Thursday, November 11, 2010

Updated, Not Panics

   Yesterday, Apple rolled out their OS update for 10.6.5 fixing bugs and increasing performance as usual. If you own a Hackintosh, then you know that any time something new comes out you must be careful. As always, I took the necessary precautions before installation. The biggest one was cloning my drive to a back up drive using Carbon Copy Cloner (CCC). The great thing about CCC is that it can create a bootable back up drive; thus, if anything goes wrong I can boot into that drive and restore all the information to my original drive. I backed everything up and proceeded to upgrade. Luckily, I hit no kernel panics and everything seems to be working fine as of now. Another great thing about updating to 10.6.5 is Valve stated the following for NVIDIA card owners:
If

- you have the 10.6.5 update installed
- you are running on NVIDIA graphic hardware
- you play with multisampling enabled

you can take advantage of a new option to improve performance. The option will provide a varying amount of benefit depending on which title you are playing, and how often that title uses certain rendering techniques for which this option can potentially provide a speed boost.

In the launch options panel for your game, add this text:

-gl_enable_scaled_resolve

Essentially, the improvements in 10.6.5 allow the game engine (in some cases) to combine what would have taken two separate image operations into a single step in the hardware. This turned up a lot in Portal for example, especially in scenes with reflective or glass surfaces in view.

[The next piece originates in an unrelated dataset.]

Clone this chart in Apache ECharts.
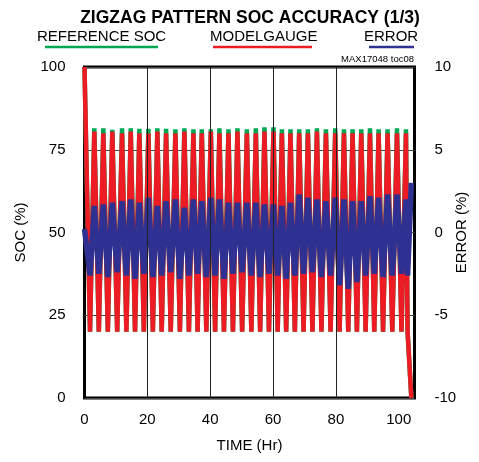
<!DOCTYPE html>
<html>
<head>
<meta charset="utf-8">
<script src="https://cdn.jsdelivr.net/npm/echarts@6/dist/echarts.min.js"></script>
<style>html,body{margin:0;padding:0;background:#fff}#c{width:479px;height:462px}</style>
</head>
<body>
<div id="c"></div>
<script>
// ---- data ----
var socTime = [0, 1.75, 3.12, 4.56, 5.99, 7.42, 8.85, 10.40, 11.94, 13.33, 14.71, 16.08, 17.45, 18.89, 20.32, 21.75, 23.18, 24.57, 25.96, 27.44, 28.92, 30.35, 31.78, 33.22, 34.65, 35.99, 37.32, 38.76, 40.19, 41.56, 42.93, 44.37, 45.80, 47.23, 48.66, 50.16, 51.66, 53.09, 54.52, 55.89, 57.26, 58.70, 60.13, 61.47, 62.80, 64.17, 65.54, 66.93, 68.31, 69.70, 71.08, 72.52, 73.95, 75.39, 76.82, 78.30, 79.78, 81.17, 82.55, 83.92, 85.29, 86.68, 88.06, 89.45, 90.83, 92.20, 93.57, 95.00, 96.43, 97.93, 99.43, 100.86, 102.29, 102.80, 104.00];
var modelSoc = [100, 20, 80.5, 20, 80, 20, 80.5, 20, 80, 20, 80.5, 20, 80, 20, 80, 20, 80.5, 20, 80, 20, 80, 20, 80.5, 20, 80, 20, 80, 20, 80.5, 20, 80, 20, 80, 20, 80.5, 20, 80, 20, 80, 20, 80.5, 20, 80.5, 20, 80, 20, 80, 20, 80, 20, 80, 20, 80.5, 20, 80, 20, 80, 20, 80, 20, 80, 20, 80, 20, 80, 20, 80, 20, 80, 20, 80, 20, 80, 20, 0];
var refSoc = [100, 20, 81.5, 20, 81.5, 20, 81, 20, 81.5, 20, 81.5, 20, 81.3, 20, 81.3, 20, 81.5, 20, 81.3, 20, 81.2, 20, 81.5, 20, 81.2, 20, 81.2, 20, 81.2, 20, 81.5, 20, 81.2, 20, 81.5, 20, 81.2, 20, 81.5, 20, 81.8, 20, 81.8, 20, 81.2, 20, 81.2, 20, 81.2, 20, 81.2, 20, 81.5, 20, 81.2, 20, 81.5, 20, 81.2, 20, 81.2, 20, 81.2, 20, 81.5, 20, 81.2, 20, 81.2, 20, 81.5, 20, 81.2, 20, 0];
var errorPct = [0.2, -2.6, 1.6, -2.5, 1.7, -2.7, 1.8, -2.4, 1.9, -2.6, 2.0, -2.8, 1.8, -2.5, 2.1, -2.7, 1.6, -2.6, 1.9, -2.4, 2.0, -2.8, 1.5, -2.6, 2.0, -2.5, 1.9, -2.7, 2.1, -2.6, 2.0, -2.8, 1.8, -2.5, 1.8, -2.4, 1.8, -2.6, 1.8, -2.7, 1.7, -2.5, 1.7, -2.6, 1.6, -2.8, 1.8, -2.6, 2.3, -2.5, 2.1, -2.4, 2.0, -2.7, 1.9, -2.6, 2.1, -3.2, 2.0, -3.4, 1.9, -3.0, 1.9, -2.6, 2.2, -2.5, 2.1, -2.7, 2.3, -2.6, 2.3, -2.5, 2.0, -2.6, 3.0];
var xTicks = [0, 20, 40, 60, 80, 100];
var xGridLines = [20, 40, 60, 80];
var socTicks = [0, 25, 50, 75, 100];
var errTicks = [-10, -5, 0, 5, 10];
var legendNames = ['REFERENCE SOC', 'MODELGAUGE', 'ERROR'];

// ---- styles ----
var GREEN = '#00a651', RED = '#ed1c24', BLUE = '#2e3192';
var FONT = "'Liberation Sans', Arial, sans-serif";

function zip(xs, ys) { return xs.map(function (x, i) { return [x, ys[i]]; }); }

var chart = echarts.init(document.getElementById('c'), null, { renderer: 'canvas' });
chart.setOption({
  animation: false,
  backgroundColor: '#fff',
  textStyle: { fontFamily: FONT },
  title: {
    text: 'ZIGZAG PATTERN SOC ACCURACY (1/3)',
    left: 245, top: 4, textAlign: 'center',
    textStyle: { fontFamily: FONT, fontSize: 17.5, fontWeight: 'bold', color: '#000' }
  },
  graphic: [
    { type: 'text', left: 37, top: 29, style: { text: legendNames[0], font: '15px ' + FONT, fill: '#000' } },
    { type: 'line', shape: { x1: 45, y1: 47, x2: 158, y2: 47 }, style: { stroke: GREEN, lineWidth: 2.5 } },
    { type: 'text', left: 210, top: 29, style: { text: legendNames[1], font: '15px ' + FONT, fill: '#000' } },
    { type: 'line', shape: { x1: 213, y1: 47, x2: 312, y2: 47 }, style: { stroke: RED, lineWidth: 2.5 } },
    { type: 'text', left: 364, top: 29, style: { text: legendNames[2], font: '15px ' + FONT, fill: '#000' } },
    { type: 'line', shape: { x1: 369, y1: 47, x2: 414, y2: 47 }, style: { stroke: BLUE, lineWidth: 2.5 } },
    { type: 'text', right: 65, top: 54, style: { text: 'MAX17048 toc08', font: '9.5px ' + FONT, fill: '#000' } }
  ],
  grid: { left: 84.5, right: 64.5, top: 67, bottom: 64, show: true, borderColor: '#000', borderWidth: 3,
    backgroundColor: 'transparent', containLabel: false, outerBoundsMode: 'none' },
  xAxis: {
    type: 'value', min: xTicks[0], max: 105, interval: 20,
    name: 'TIME (Hr)', nameLocation: 'middle', nameGap: 40, nameMoveOverlap: false,
    nameTextStyle: { fontFamily: FONT, fontSize: 15, color: '#000' },
    axisLine: { show: false }, axisTick: { show: false },
    axisLabel: { fontFamily: FONT, fontSize: 15, color: '#000', margin: 14,
      formatter: function (v) { return xTicks.indexOf(v) >= 0 ? String(v) : ''; } },
    splitLine: { show: false }
  },
  yAxis: [{
    type: 'value', min: socTicks[0], max: socTicks[socTicks.length - 1], interval: 25,
    name: 'SOC (%)', nameLocation: 'middle', nameGap: 56, nameRotate: 90, nameMoveOverlap: false,
    nameTextStyle: { fontFamily: FONT, fontSize: 15, color: '#000' },
    axisLine: { show: false }, axisTick: { show: false },
    axisLabel: { fontFamily: FONT, fontSize: 15, color: '#000', margin: 19 },
    splitLine: { show: true, lineStyle: { color: '#444', width: 1 } }
  }, {
    type: 'value', min: errTicks[0], max: errTicks[errTicks.length - 1], interval: 5,
    name: 'ERROR (%)', nameLocation: 'middle', nameGap: 40, nameRotate: 90, nameMoveOverlap: false,
    nameTextStyle: { fontFamily: FONT, fontSize: 15, color: '#000' },
    axisLine: { show: false }, axisTick: { show: false },
    axisLabel: { fontFamily: FONT, fontSize: 15, color: '#000', margin: 20 },
    splitLine: { show: false }
  }],
  series: [
    {
      name: 'grid', type: 'line', data: [], silent: true, z: 1,
      markLine: { silent: true, symbol: 'none', label: { show: false },
        lineStyle: { color: '#222', width: 1, type: 'solid' },
        data: xGridLines.map(function (v) { return { xAxis: v }; }) }
    },
    { name: legendNames[0], type: 'line', data: zip(socTime, refSoc), showSymbol: false,
      lineStyle: { color: GREEN, width: 4.5 }, itemStyle: { color: GREEN }, z: 2 },
    { name: legendNames[1], type: 'line', data: zip(socTime, modelSoc), showSymbol: false,
      lineStyle: { color: RED, width: 4.5 }, itemStyle: { color: RED }, z: 3 },
    { name: legendNames[2], type: 'line', yAxisIndex: 1, data: zip(socTime, errorPct), showSymbol: false,
      lineStyle: { color: BLUE, width: 5.5 }, itemStyle: { color: BLUE }, z: 4 }
  ]
});
</script>
</body>
</html>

Again, this only applies if you have 10.6.5, have NVIDIA graphics, and are playing with MSAA enabled. If at some point we see the ATI drivers follow suit, there won't be any problem to enable it there too.

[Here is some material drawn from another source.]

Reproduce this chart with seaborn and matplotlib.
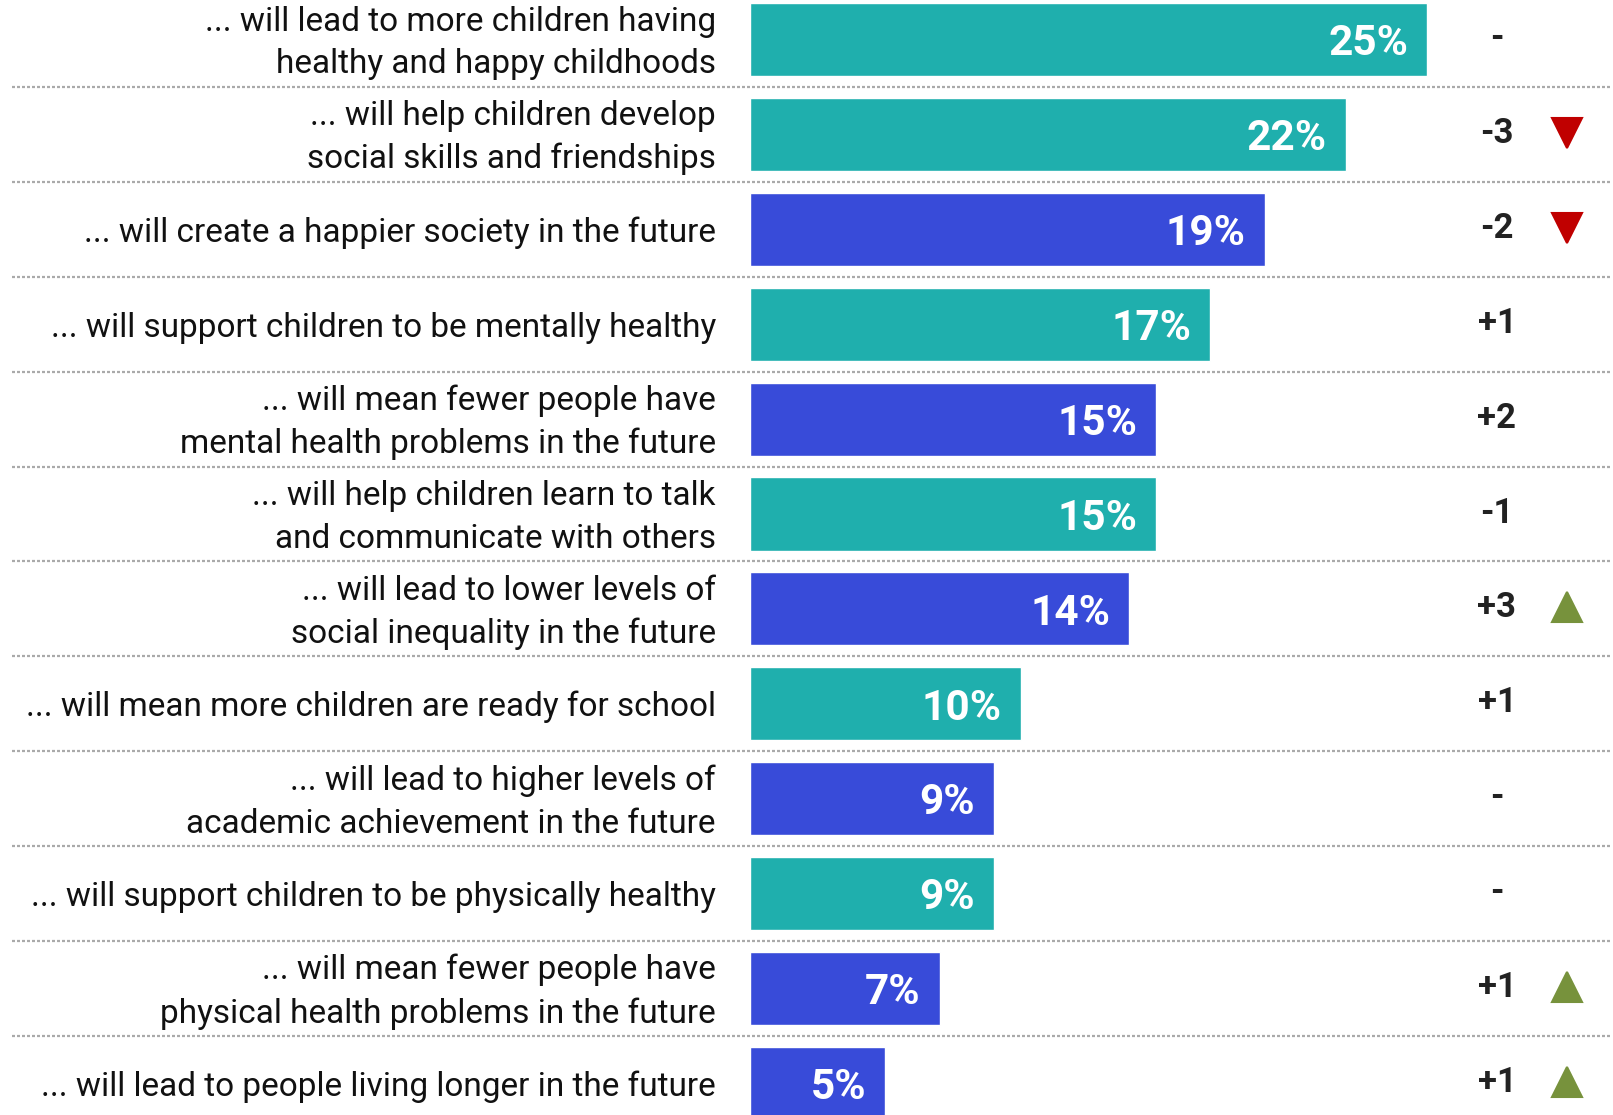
import numpy as np
import pandas as pd
import matplotlib
matplotlib.use("Agg")
import matplotlib.pyplot as plt
import seaborn as sns

# Statements, share of respondents (%) and change in ranking points
statements = [
    "... will lead to more children having\nhealthy and happy childhoods",
    "... will help children develop\nsocial skills and friendships",
    "... will create a happier society in the future",
    "... will support children to be mentally healthy",
    "... will mean fewer people have\nmental health problems in the future",
    "... will help children learn to talk\nand communicate with others",
    "... will lead to lower levels of\nsocial inequality in the future",
    "... will mean more children are ready for school",
    "... will lead to higher levels of\nacademic achievement in the future",
    "... will support children to be physically healthy",
    "... will mean fewer people have\nphysical health problems in the future",
    "... will lead to people living longer in the future",
]
shares = [25, 22, 19, 17, 15, 15, 14, 10, 9, 9, 7, 5]
groups = ["children", "children", "society", "children", "society", "children",
          "society", "children", "society", "children", "society", "society"]
changes = ["-", "-3", "-2", "+1", "+2", "-1", "+3", "+1", "-", "-", "+1", "+1"]
trends = ["", "down", "down", "", "", "", "up", "", "", "", "up", "up"]

palette = {"children": "#1FAFAD", "society": "#384BD9"}
TREND_COLORS = {"up": "#77923C", "down": "#C00000"}

sns.set_theme(style="white")
plt.rcParams["font.family"] = ["Roboto", "DejaVu Sans"]

df = pd.DataFrame({"statement": statements, "share": shares, "group": groups})

fig = plt.figure(figsize=(16.13, 11.15), dpi=100)
ax = fig.add_axes([0, 0, 1, 1])

sns.barplot(data=df, x="share", y="statement", hue="group", palette=palette,
            order=statements, dodge=False, width=0.77, legend=False,
            saturation=1, orient="h", ax=ax)

px = 27.08  # pixels per percentage point
ax.set_xlim(-750 / px, (1613 - 750) / px)
ax.set_ylim(11.333, -0.416)
ax.axis("off")

for i, (label, val, chg, tr) in enumerate(zip(statements, shares, changes, trends)):
    ax.text(-34 / px, i + 0.035, label, ha="right", va="center", fontsize=24,
            color="#111111", linespacing=1.42)
    ax.text(val - 19 / px, i + 0.045, f"{val}%", ha="right", va="center",
            fontsize=30.5, fontweight="bold", color="white")
    ax.text(747 / px, i - 0.01, chg, ha="center", va="center",
            fontsize=25, fontweight="bold", color="#222222")
    if tr:
        ax.plot([817 / px], [i - 0.015], marker="v" if tr == "down" else "^",
                markersize=21, color=TREND_COLORS[tr],
                markeredgecolor=TREND_COLORS[tr], markeredgewidth=1.5,
                linestyle="none")

# dotted separators between rows
for i in range(len(statements) - 1):
    ax.plot([-738 / px, 860 / px], [i + 0.5, i + 0.5], color="#aaaaaa",
            linewidth=1.6, linestyle=(0, (1.35, 0.9)), solid_capstyle="butt",
            dash_capstyle="butt")

fig.savefig("out.png", dpi=100)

Keep in mind that this won't double your frame rate, on tested scenes it looked to vary between about 5 and 15% overall improvement.

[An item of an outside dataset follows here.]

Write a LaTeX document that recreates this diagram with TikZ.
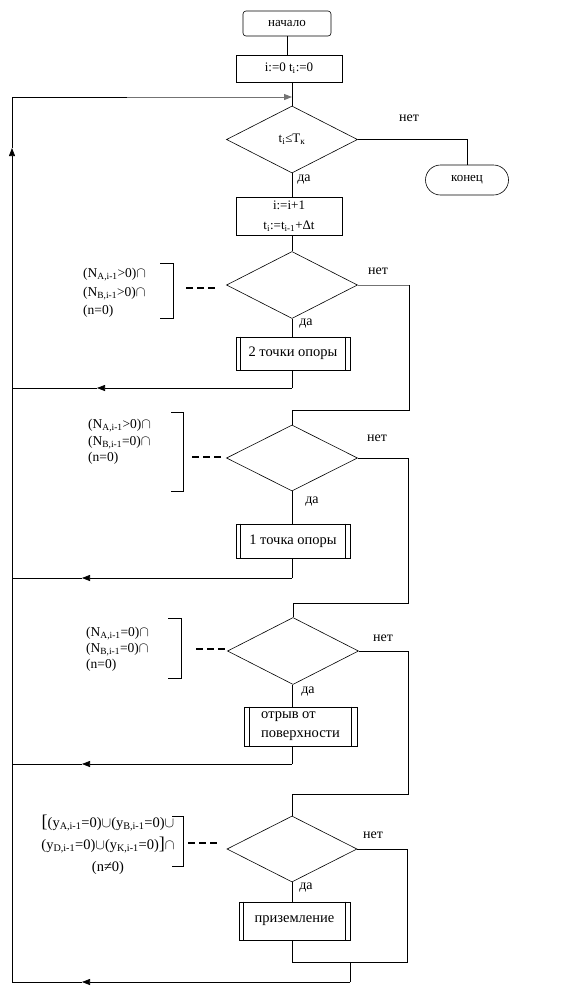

We'd be happy to get your feedback on it once you have tried it out, and if there are no problems we're likely to just enable it by default in future releases.
Now you are probably thinking "Ok.... so that means what exactly?". Well I will tell you! Multisampling is essential making the game look better. Usually when this is done, it slows the game down because you are processing more graphics. Valve is claiming that by adding that code to the launch options panel, your game will run better. By the way, the launch options panel can be found by right clicking on your game, click "Properties", then clicking "Set Launch Options". So that is the it, the new software is out, be careful when upgrading, and try the new code Valve has given gamers.